Meu sonho sempre foi escrever um texto com esse título, parecendo editorial de jornal dos anos 1930. A oportunidade chegou: neste mês, “comemora-se” dez anos das infames “Marchas de Junho” de 2013. Não sou sociólogo, antropólogo ou influencer, mas estava lá e posso palpitar. Além disso, eu adoro uma teoria conspiratória e adoto como lema as sábias palavras de Joseph Heller, autor de “Ardil 22”: “Você pode ser paranoico, mas isso não significa que não estejam tramando contra você”.
Em 2013, tive até a ideia de fazer um documentário chamado “Quem aperta os botões”. O doc não saiu, mas colecionei pistas e evidências que foram incorporadas ao meu “O Livro das Conspirações” (Suma, 2016).
Já vi e ouvi vários analistas refletirem sobre as “jornadas”. Vários, vários. É se aparecer mais algum, vou lá e vejo. Virou obsessão. Mas a maioria dos comentaristas se alicerça em duas convicções que me parecem fantasiosas feito filme da Marvel.
Vamos a elas:
1 — As “marchas” foram uma revolta contra a ineficiência do Estado.
2 — As “marchas” foram resultado de uma ação espontânea das massas.
Olha, na boa, sou um ex-trostskista e, naturalmente, olho com tremenda suspeição para a burocracia. Falo da classe social e não da papelada. Quando se apodera do Estado, a casta do funcionalismo quer apenas pendurar o paletó na cadeira e pegar um cineminha às duas da tarde. Era assim na Rússia stalinista e é assim no Brasil desde as Capitanias Hereditárias. Mas acreditar num levante popular contra a burocracia estatal é o mesmo que imaginar um candidato do Partido Novo como presidente. É irreal.
À Esquerda e à Direita, o Estado agigantado é a panaceia para todos os nossos males. É uma ideologia ambidestra, herança do colonialismo católico e ibérico. Crescimento econômico? Mais estado! Rede de esgoto? Mais estado! Combate à burocracia? Mais estado!
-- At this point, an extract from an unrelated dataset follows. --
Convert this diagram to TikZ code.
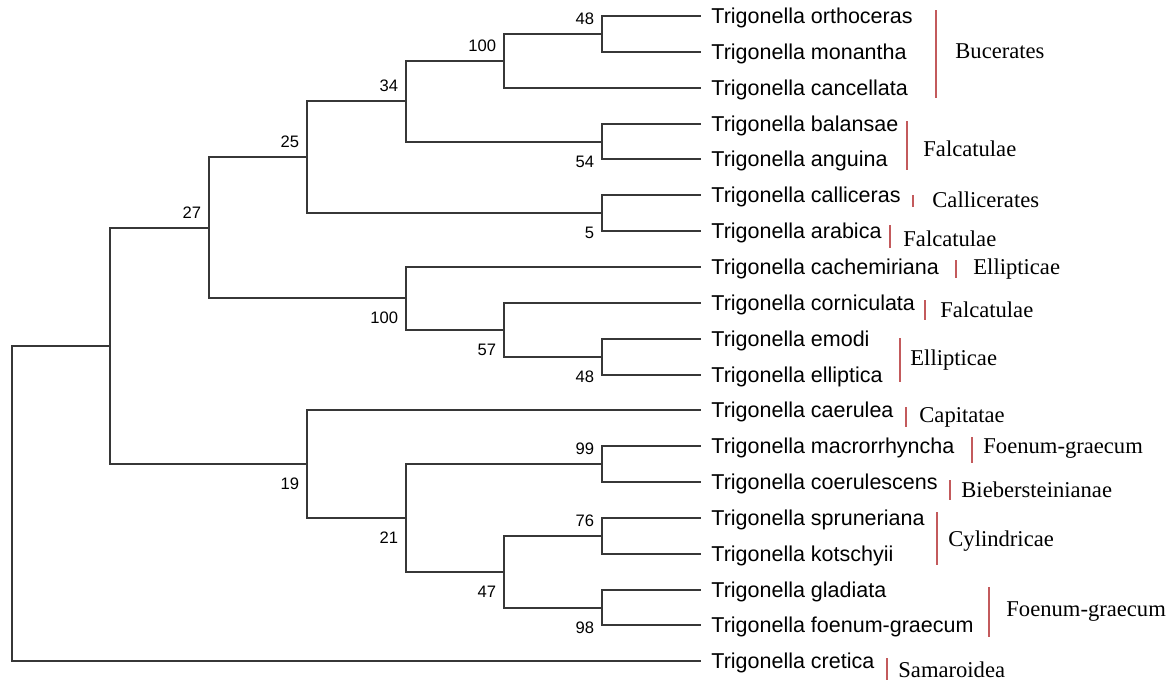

A teoria mil vezes repetida de que as “marchas” foram frutos da percepção de que a vida “melhorou da porta pra dentro, mas piorou da porta pra fora”, não se sustenta. Atribuir os protestos a problemas de “mobilidade urbana” é coisa de quem nunca pegou ônibus. A pretensão pequeno burguesa do “passe livre” serviu de ignição, mas é incapaz de juntar dez pessoas num quebra-quebra.
“O czar é um autocrata que oprime a população e vive como um… bem, como um czar!”
“Ah, mas a mobilidade urbana é ótima. O ônibus para São Petersburgo sai sempre no horário!”
Fala sério.
A segunda fabulação é a da “ação espontânea das massas”. Essa é pior. Nem Mikhail Bakunin acreditava nisso. Perguntem para Maximilien de Robespierre e George Washington se é fácil começar uma revolução. Pode ir lá, eu espero. Não é. Nunca foi. É por isso que gente como Karl Marx, Vladmir Lênin e Che Guevara perderam tempo escrevendo manuais para a insurreição popular.
Uma revolta precisa de organização, método, planejamento e mídia. Muita mídia. Ninguém sai pra rua quebrando tudo “espontaneamente”, especialmente quando a economia vai bem, como era o cenário em 2013. As Fake News já existiam naquele “levante”, assim como os memes em defesa da violência e a antipolítica do “vamos resolver na porrada”. Isso não começou com o Jair Bolsonaro. O ogro é a consequência, não a causa.
A estridência polarizada, o “todos contra todos”, é raiz de todas as desgraças do século 21, mas dá enorme lucro para as novas empresas de mídia (Facebook, Google, Twitter etc). Esse é o problema. As “marchas” foram um flashmob fascista e se alguém entrou nessa por ingenuidade, já passou da hora de pedir desculpas.
Arrisco até o palpite de que a ascensão midiática da extrema direita mundial foi testada primeiro aqui, gente boa. Nós fomos a vanguarda do atraso.
Olhar para 2013 sem romantismo “revolucionário” é um bom começo para encarar os problemas que temos pela frente. E eles são muitos. Viver na ficção é muito agradável, eu sei, mas no caso das “marchas”, é melhor buscar a autoajuda.